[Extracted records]
------
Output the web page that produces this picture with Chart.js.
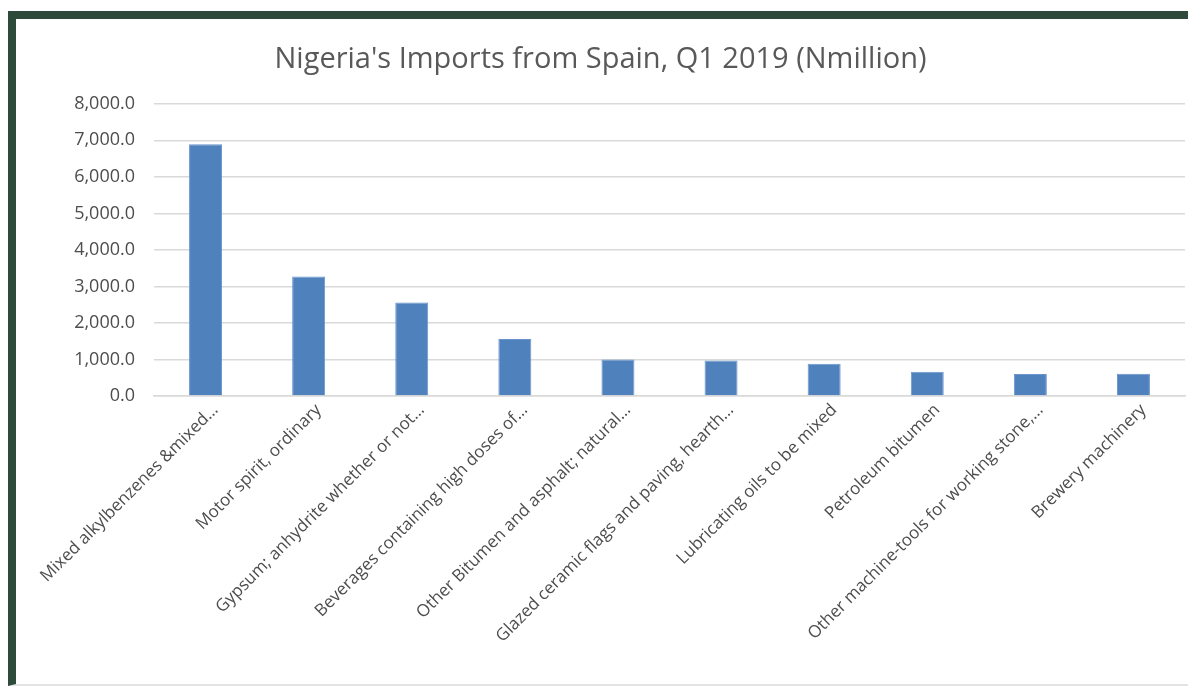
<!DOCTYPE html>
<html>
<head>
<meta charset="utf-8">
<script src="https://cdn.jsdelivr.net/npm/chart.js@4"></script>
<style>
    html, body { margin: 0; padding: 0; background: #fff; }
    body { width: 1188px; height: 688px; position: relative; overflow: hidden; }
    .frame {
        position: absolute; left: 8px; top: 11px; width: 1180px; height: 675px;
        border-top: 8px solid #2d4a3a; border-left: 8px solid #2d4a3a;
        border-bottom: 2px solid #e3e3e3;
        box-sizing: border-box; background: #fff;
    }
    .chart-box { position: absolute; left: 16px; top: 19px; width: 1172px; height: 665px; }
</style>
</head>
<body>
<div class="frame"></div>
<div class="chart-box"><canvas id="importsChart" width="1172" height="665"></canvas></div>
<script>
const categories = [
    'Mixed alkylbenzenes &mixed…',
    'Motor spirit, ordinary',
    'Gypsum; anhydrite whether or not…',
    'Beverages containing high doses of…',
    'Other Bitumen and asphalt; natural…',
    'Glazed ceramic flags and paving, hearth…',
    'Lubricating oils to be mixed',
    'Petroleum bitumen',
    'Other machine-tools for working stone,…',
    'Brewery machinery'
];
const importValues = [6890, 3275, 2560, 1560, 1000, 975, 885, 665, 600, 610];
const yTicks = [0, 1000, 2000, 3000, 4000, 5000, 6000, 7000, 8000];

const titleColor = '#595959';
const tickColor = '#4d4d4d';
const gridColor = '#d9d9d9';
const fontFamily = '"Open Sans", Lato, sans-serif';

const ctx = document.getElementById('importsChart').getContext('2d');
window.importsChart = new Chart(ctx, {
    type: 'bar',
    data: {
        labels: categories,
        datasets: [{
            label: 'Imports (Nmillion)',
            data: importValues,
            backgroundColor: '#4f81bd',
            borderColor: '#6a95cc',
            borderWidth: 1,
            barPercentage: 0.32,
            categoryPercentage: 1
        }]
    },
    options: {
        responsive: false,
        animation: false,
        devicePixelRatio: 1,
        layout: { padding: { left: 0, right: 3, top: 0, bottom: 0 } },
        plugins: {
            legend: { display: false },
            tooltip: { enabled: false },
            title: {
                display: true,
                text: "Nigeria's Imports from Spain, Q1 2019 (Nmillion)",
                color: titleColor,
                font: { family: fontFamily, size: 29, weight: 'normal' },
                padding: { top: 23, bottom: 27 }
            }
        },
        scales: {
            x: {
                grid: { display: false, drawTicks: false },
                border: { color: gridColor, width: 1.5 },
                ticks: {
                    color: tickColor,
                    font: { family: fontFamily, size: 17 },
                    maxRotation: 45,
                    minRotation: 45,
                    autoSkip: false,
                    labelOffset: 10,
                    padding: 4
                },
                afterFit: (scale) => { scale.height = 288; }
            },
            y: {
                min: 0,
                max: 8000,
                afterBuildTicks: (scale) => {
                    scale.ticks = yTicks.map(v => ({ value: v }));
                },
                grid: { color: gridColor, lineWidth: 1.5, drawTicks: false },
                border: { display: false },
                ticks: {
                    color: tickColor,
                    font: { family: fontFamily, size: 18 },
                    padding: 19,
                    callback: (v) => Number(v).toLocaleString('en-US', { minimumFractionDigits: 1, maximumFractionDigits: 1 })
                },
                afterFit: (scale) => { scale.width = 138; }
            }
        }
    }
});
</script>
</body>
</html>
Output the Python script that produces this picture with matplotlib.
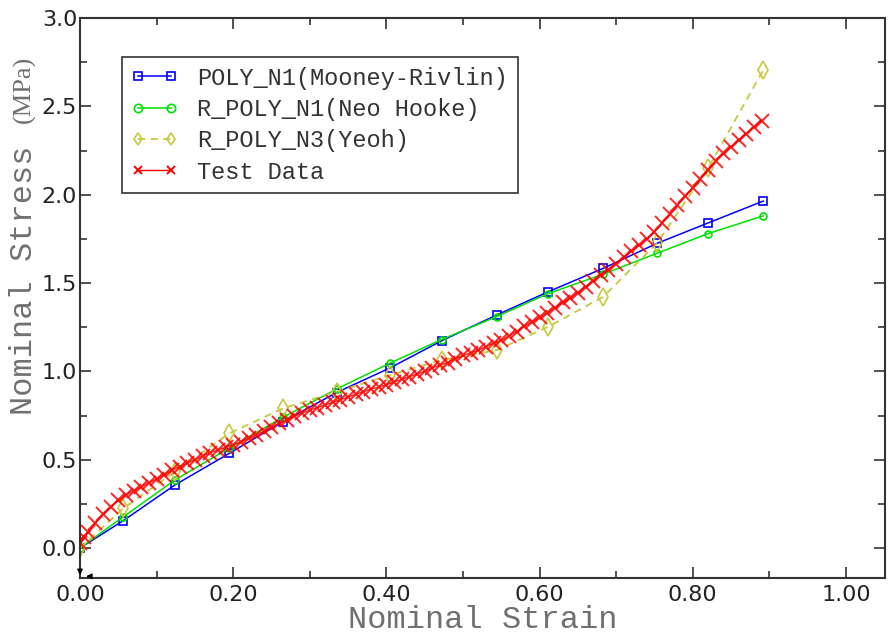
------
_Required work_
Every line should be retyped exactly, with the pictures omitted.

_Solution to this problem_
Output the web page that produces this picture with Chart.js.
<!DOCTYPE html>
<html>
<head>
<meta charset="utf-8">
<script src="https://cdn.jsdelivr.net/npm/chart.js@4"></script>
<style>
    html, body { margin: 0; padding: 0; background: #fff; }
    body { width: 1188px; height: 688px; position: relative; overflow: hidden; }
    .frame {
        position: absolute; left: 8px; top: 11px; width: 1180px; height: 675px;
        border-top: 8px solid #2d4a3a; border-left: 8px solid #2d4a3a;
        border-bottom: 2px solid #e3e3e3;
        box-sizing: border-box; background: #fff;
    }
    .chart-box { position: absolute; left: 16px; top: 19px; width: 1172px; height: 665px; }
</style>
</head>
<body>
<div class="frame"></div>
<div class="chart-box"><canvas id="importsChart" width="1172" height="665"></canvas></div>
<script>
const categories = [
    'Mixed alkylbenzenes &mixed…',
    'Motor spirit, ordinary',
    'Gypsum; anhydrite whether or not…',
    'Beverages containing high doses of…',
    'Other Bitumen and asphalt; natural…',
    'Glazed ceramic flags and paving, hearth…',
    'Lubricating oils to be mixed',
    'Petroleum bitumen',
    'Other machine-tools for working stone,…',
    'Brewery machinery'
];
const importValues = [6890, 3275, 2560, 1560, 1000, 975, 885, 665, 600, 610];
const yTicks = [0, 1000, 2000, 3000, 4000, 5000, 6000, 7000, 8000];

const titleColor = '#595959';
const tickColor = '#4d4d4d';
const gridColor = '#d9d9d9';
const fontFamily = '"Open Sans", Lato, sans-serif';

const ctx = document.getElementById('importsChart').getContext('2d');
window.importsChart = new Chart(ctx, {
    type: 'bar',
    data: {
        labels: categories,
        datasets: [{
            label: 'Imports (Nmillion)',
            data: importValues,
            backgroundColor: '#4f81bd',
            borderColor: '#6a95cc',
            borderWidth: 1,
            barPercentage: 0.32,
            categoryPercentage: 1
        }]
    },
    options: {
        responsive: false,
        animation: false,
        devicePixelRatio: 1,
        layout: { padding: { left: 0, right: 3, top: 0, bottom: 0 } },
        plugins: {
            legend: { display: false },
            tooltip: { enabled: false },
            title: {
                display: true,
                text: "Nigeria's Imports from Spain, Q1 2019 (Nmillion)",
                color: titleColor,
                font: { family: fontFamily, size: 29, weight: 'normal' },
                padding: { top: 23, bottom: 27 }
            }
        },
        scales: {
            x: {
                grid: { display: false, drawTicks: false },
                border: { color: gridColor, width: 1.5 },
                ticks: {
                    color: tickColor,
                    font: { family: fontFamily, size: 17 },
                    maxRotation: 45,
                    minRotation: 45,
                    autoSkip: false,
                    labelOffset: 10,
                    padding: 4
                },
                afterFit: (scale) => { scale.height = 288; }
            },
            y: {
                min: 0,
                max: 8000,
                afterBuildTicks: (scale) => {
                    scale.ticks = yTicks.map(v => ({ value: v }));
                },
                grid: { color: gridColor, lineWidth: 1.5, drawTicks: false },
                border: { display: false },
                ticks: {
                    color: tickColor,
                    font: { family: fontFamily, size: 18 },
                    padding: 19,
                    callback: (v) => Number(v).toLocaleString('en-US', { minimumFractionDigits: 1, maximumFractionDigits: 1 })
                },
                afterFit: (scale) => { scale.width = 138; }
            }
        }
    }
});
</script>
</body>
</html>
Output the Python script that produces this picture with matplotlib.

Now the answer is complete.